INSTRUCTION:
Make an exact copy of all the entries, with the pictures left out.

[Items from a data source]
○ ○ ○ ○ ○ ○ ○

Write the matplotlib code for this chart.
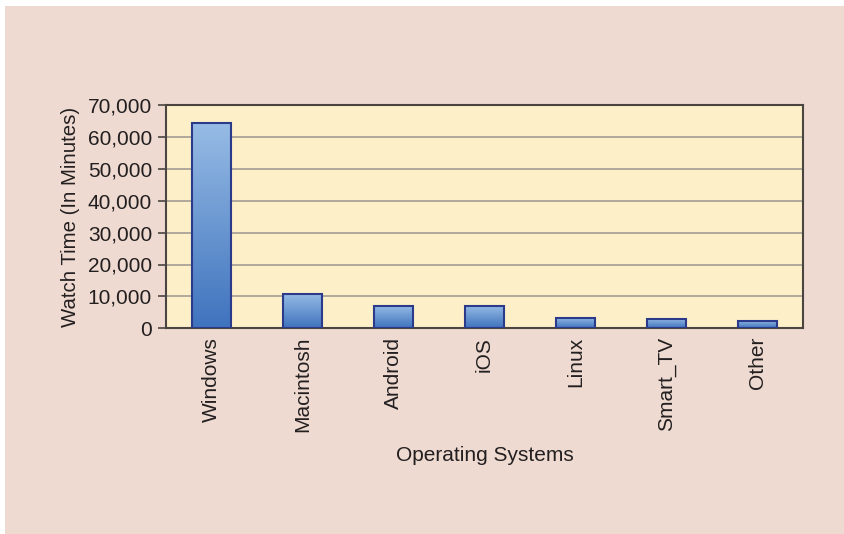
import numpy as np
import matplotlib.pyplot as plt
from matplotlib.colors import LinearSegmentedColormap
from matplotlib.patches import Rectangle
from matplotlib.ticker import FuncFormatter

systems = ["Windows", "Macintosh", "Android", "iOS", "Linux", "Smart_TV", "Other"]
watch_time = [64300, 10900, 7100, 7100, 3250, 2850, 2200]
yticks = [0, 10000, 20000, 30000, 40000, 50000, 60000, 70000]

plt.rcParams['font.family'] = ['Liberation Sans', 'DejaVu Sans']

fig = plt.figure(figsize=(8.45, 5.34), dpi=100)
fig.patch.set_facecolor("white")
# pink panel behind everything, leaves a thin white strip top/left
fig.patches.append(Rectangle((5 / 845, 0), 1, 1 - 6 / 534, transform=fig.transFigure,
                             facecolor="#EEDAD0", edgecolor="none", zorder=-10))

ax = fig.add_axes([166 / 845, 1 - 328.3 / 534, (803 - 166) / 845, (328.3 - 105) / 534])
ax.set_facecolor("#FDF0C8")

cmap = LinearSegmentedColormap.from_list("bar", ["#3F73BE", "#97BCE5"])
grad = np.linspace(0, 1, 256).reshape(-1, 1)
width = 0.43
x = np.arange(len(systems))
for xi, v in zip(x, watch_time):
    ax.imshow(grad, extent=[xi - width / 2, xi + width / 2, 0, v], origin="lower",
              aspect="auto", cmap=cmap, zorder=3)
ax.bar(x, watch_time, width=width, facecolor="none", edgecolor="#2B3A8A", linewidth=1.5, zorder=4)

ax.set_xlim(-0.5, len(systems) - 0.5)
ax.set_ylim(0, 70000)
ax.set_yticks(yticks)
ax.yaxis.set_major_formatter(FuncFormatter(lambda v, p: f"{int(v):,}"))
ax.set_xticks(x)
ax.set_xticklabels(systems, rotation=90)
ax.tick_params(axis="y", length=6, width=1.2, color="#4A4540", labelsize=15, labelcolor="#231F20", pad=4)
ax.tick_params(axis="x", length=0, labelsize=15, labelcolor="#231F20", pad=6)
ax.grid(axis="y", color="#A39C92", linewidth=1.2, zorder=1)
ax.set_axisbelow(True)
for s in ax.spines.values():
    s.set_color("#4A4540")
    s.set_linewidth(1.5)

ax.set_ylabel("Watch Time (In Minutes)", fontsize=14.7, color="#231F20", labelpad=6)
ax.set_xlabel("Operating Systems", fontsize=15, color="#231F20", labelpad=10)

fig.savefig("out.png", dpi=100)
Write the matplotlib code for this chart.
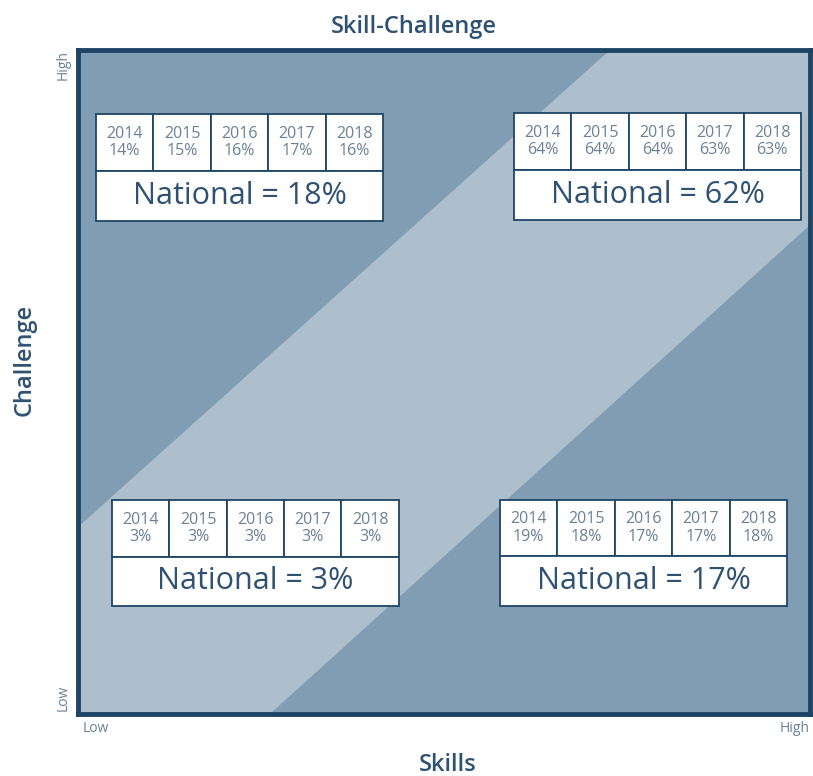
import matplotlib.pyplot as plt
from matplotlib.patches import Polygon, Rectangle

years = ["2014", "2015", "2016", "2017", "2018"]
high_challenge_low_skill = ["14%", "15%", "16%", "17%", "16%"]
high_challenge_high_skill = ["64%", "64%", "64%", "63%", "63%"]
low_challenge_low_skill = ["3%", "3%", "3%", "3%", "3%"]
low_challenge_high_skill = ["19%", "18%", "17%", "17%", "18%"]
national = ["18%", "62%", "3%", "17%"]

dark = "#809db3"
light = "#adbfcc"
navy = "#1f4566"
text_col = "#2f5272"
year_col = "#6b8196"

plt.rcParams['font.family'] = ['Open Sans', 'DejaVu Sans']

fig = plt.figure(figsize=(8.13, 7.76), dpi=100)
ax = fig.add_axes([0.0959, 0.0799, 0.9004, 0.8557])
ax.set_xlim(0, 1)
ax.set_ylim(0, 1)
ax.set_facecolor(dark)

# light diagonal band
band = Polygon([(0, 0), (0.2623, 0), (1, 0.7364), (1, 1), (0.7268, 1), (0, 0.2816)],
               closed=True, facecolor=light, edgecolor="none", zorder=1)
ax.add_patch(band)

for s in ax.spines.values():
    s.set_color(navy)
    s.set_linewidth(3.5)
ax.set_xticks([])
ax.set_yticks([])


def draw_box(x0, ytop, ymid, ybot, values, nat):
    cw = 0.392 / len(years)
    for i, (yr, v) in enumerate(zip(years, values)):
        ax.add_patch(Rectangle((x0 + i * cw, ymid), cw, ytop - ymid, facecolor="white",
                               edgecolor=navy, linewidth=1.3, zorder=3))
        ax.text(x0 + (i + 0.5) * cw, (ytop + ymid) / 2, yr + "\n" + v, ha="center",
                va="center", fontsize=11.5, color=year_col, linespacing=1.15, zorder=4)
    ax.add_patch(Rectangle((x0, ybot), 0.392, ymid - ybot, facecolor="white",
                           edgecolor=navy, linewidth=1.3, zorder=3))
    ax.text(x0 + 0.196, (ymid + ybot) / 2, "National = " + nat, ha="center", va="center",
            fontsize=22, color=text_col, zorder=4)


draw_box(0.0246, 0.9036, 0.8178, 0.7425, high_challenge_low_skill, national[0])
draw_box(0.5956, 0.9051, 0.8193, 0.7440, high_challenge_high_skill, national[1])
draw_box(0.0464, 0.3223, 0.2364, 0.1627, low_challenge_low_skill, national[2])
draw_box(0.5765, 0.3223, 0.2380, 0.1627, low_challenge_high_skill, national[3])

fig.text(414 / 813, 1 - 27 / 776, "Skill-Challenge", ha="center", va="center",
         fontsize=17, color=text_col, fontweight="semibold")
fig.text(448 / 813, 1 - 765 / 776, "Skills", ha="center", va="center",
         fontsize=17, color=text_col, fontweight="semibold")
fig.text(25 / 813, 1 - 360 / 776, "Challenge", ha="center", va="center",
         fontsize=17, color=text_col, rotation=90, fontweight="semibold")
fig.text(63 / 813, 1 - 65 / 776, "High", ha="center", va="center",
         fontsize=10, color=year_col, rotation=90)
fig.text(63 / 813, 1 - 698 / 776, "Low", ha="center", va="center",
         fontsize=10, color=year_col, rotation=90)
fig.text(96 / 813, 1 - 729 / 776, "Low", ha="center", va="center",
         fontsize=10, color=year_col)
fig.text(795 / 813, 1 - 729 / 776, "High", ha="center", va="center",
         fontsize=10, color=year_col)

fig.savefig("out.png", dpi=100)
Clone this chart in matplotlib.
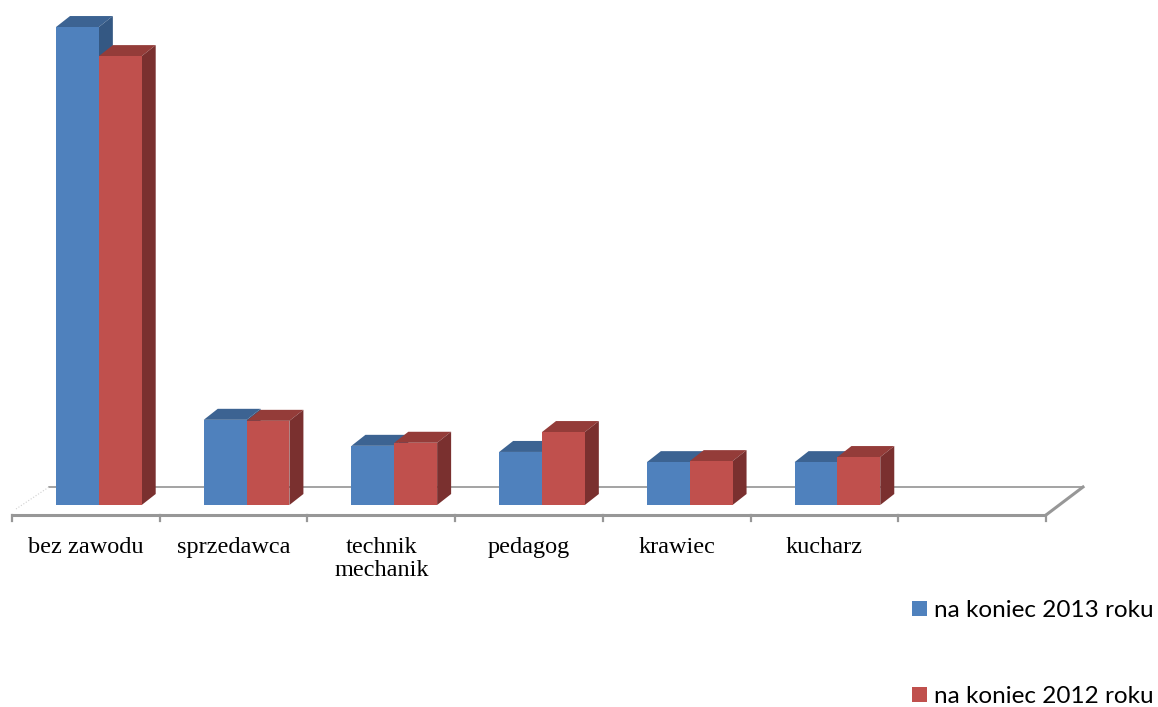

○ ○ ○ ○ ○ ○ ○

RESULT BELOW:
Write the matplotlib code for this chart.
import numpy as np
import matplotlib.pyplot as plt
from matplotlib.colors import LinearSegmentedColormap
from matplotlib.patches import Rectangle
from matplotlib.ticker import FuncFormatter

systems = ["Windows", "Macintosh", "Android", "iOS", "Linux", "Smart_TV", "Other"]
watch_time = [64300, 10900, 7100, 7100, 3250, 2850, 2200]
yticks = [0, 10000, 20000, 30000, 40000, 50000, 60000, 70000]

plt.rcParams['font.family'] = ['Liberation Sans', 'DejaVu Sans']

fig = plt.figure(figsize=(8.45, 5.34), dpi=100)
fig.patch.set_facecolor("white")
# pink panel behind everything, leaves a thin white strip top/left
fig.patches.append(Rectangle((5 / 845, 0), 1, 1 - 6 / 534, transform=fig.transFigure,
                             facecolor="#EEDAD0", edgecolor="none", zorder=-10))

ax = fig.add_axes([166 / 845, 1 - 328.3 / 534, (803 - 166) / 845, (328.3 - 105) / 534])
ax.set_facecolor("#FDF0C8")

cmap = LinearSegmentedColormap.from_list("bar", ["#3F73BE", "#97BCE5"])
grad = np.linspace(0, 1, 256).reshape(-1, 1)
width = 0.43
x = np.arange(len(systems))
for xi, v in zip(x, watch_time):
    ax.imshow(grad, extent=[xi - width / 2, xi + width / 2, 0, v], origin="lower",
              aspect="auto", cmap=cmap, zorder=3)
ax.bar(x, watch_time, width=width, facecolor="none", edgecolor="#2B3A8A", linewidth=1.5, zorder=4)

ax.set_xlim(-0.5, len(systems) - 0.5)
ax.set_ylim(0, 70000)
ax.set_yticks(yticks)
ax.yaxis.set_major_formatter(FuncFormatter(lambda v, p: f"{int(v):,}"))
ax.set_xticks(x)
ax.set_xticklabels(systems, rotation=90)
ax.tick_params(axis="y", length=6, width=1.2, color="#4A4540", labelsize=15, labelcolor="#231F20", pad=4)
ax.tick_params(axis="x", length=0, labelsize=15, labelcolor="#231F20", pad=6)
ax.grid(axis="y", color="#A39C92", linewidth=1.2, zorder=1)
ax.set_axisbelow(True)
for s in ax.spines.values():
    s.set_color("#4A4540")
    s.set_linewidth(1.5)

ax.set_ylabel("Watch Time (In Minutes)", fontsize=14.7, color="#231F20", labelpad=6)
ax.set_xlabel("Operating Systems", fontsize=15, color="#231F20", labelpad=10)

fig.savefig("out.png", dpi=100)
Write the matplotlib code for this chart.
import matplotlib.pyplot as plt
from matplotlib.patches import Polygon, Rectangle

years = ["2014", "2015", "2016", "2017", "2018"]
high_challenge_low_skill = ["14%", "15%", "16%", "17%", "16%"]
high_challenge_high_skill = ["64%", "64%", "64%", "63%", "63%"]
low_challenge_low_skill = ["3%", "3%", "3%", "3%", "3%"]
low_challenge_high_skill = ["19%", "18%", "17%", "17%", "18%"]
national = ["18%", "62%", "3%", "17%"]

dark = "#809db3"
light = "#adbfcc"
navy = "#1f4566"
text_col = "#2f5272"
year_col = "#6b8196"

plt.rcParams['font.family'] = ['Open Sans', 'DejaVu Sans']

fig = plt.figure(figsize=(8.13, 7.76), dpi=100)
ax = fig.add_axes([0.0959, 0.0799, 0.9004, 0.8557])
ax.set_xlim(0, 1)
ax.set_ylim(0, 1)
ax.set_facecolor(dark)

# light diagonal band
band = Polygon([(0, 0), (0.2623, 0), (1, 0.7364), (1, 1), (0.7268, 1), (0, 0.2816)],
               closed=True, facecolor=light, edgecolor="none", zorder=1)
ax.add_patch(band)

for s in ax.spines.values():
    s.set_color(navy)
    s.set_linewidth(3.5)
ax.set_xticks([])
ax.set_yticks([])


def draw_box(x0, ytop, ymid, ybot, values, nat):
    cw = 0.392 / len(years)
    for i, (yr, v) in enumerate(zip(years, values)):
        ax.add_patch(Rectangle((x0 + i * cw, ymid), cw, ytop - ymid, facecolor="white",
                               edgecolor=navy, linewidth=1.3, zorder=3))
        ax.text(x0 + (i + 0.5) * cw, (ytop + ymid) / 2, yr + "\n" + v, ha="center",
                va="center", fontsize=11.5, color=year_col, linespacing=1.15, zorder=4)
    ax.add_patch(Rectangle((x0, ybot), 0.392, ymid - ybot, facecolor="white",
                           edgecolor=navy, linewidth=1.3, zorder=3))
    ax.text(x0 + 0.196, (ymid + ybot) / 2, "National = " + nat, ha="center", va="center",
            fontsize=22, color=text_col, zorder=4)


draw_box(0.0246, 0.9036, 0.8178, 0.7425, high_challenge_low_skill, national[0])
draw_box(0.5956, 0.9051, 0.8193, 0.7440, high_challenge_high_skill, national[1])
draw_box(0.0464, 0.3223, 0.2364, 0.1627, low_challenge_low_skill, national[2])
draw_box(0.5765, 0.3223, 0.2380, 0.1627, low_challenge_high_skill, national[3])

fig.text(414 / 813, 1 - 27 / 776, "Skill-Challenge", ha="center", va="center",
         fontsize=17, color=text_col, fontweight="semibold")
fig.text(448 / 813, 1 - 765 / 776, "Skills", ha="center", va="center",
         fontsize=17, color=text_col, fontweight="semibold")
fig.text(25 / 813, 1 - 360 / 776, "Challenge", ha="center", va="center",
         fontsize=17, color=text_col, rotation=90, fontweight="semibold")
fig.text(63 / 813, 1 - 65 / 776, "High", ha="center", va="center",
         fontsize=10, color=year_col, rotation=90)
fig.text(63 / 813, 1 - 698 / 776, "Low", ha="center", va="center",
         fontsize=10, color=year_col, rotation=90)
fig.text(96 / 813, 1 - 729 / 776, "Low", ha="center", va="center",
         fontsize=10, color=year_col)
fig.text(795 / 813, 1 - 729 / 776, "High", ha="center", va="center",
         fontsize=10, color=year_col)

fig.savefig("out.png", dpi=100)
Clone this chart in matplotlib.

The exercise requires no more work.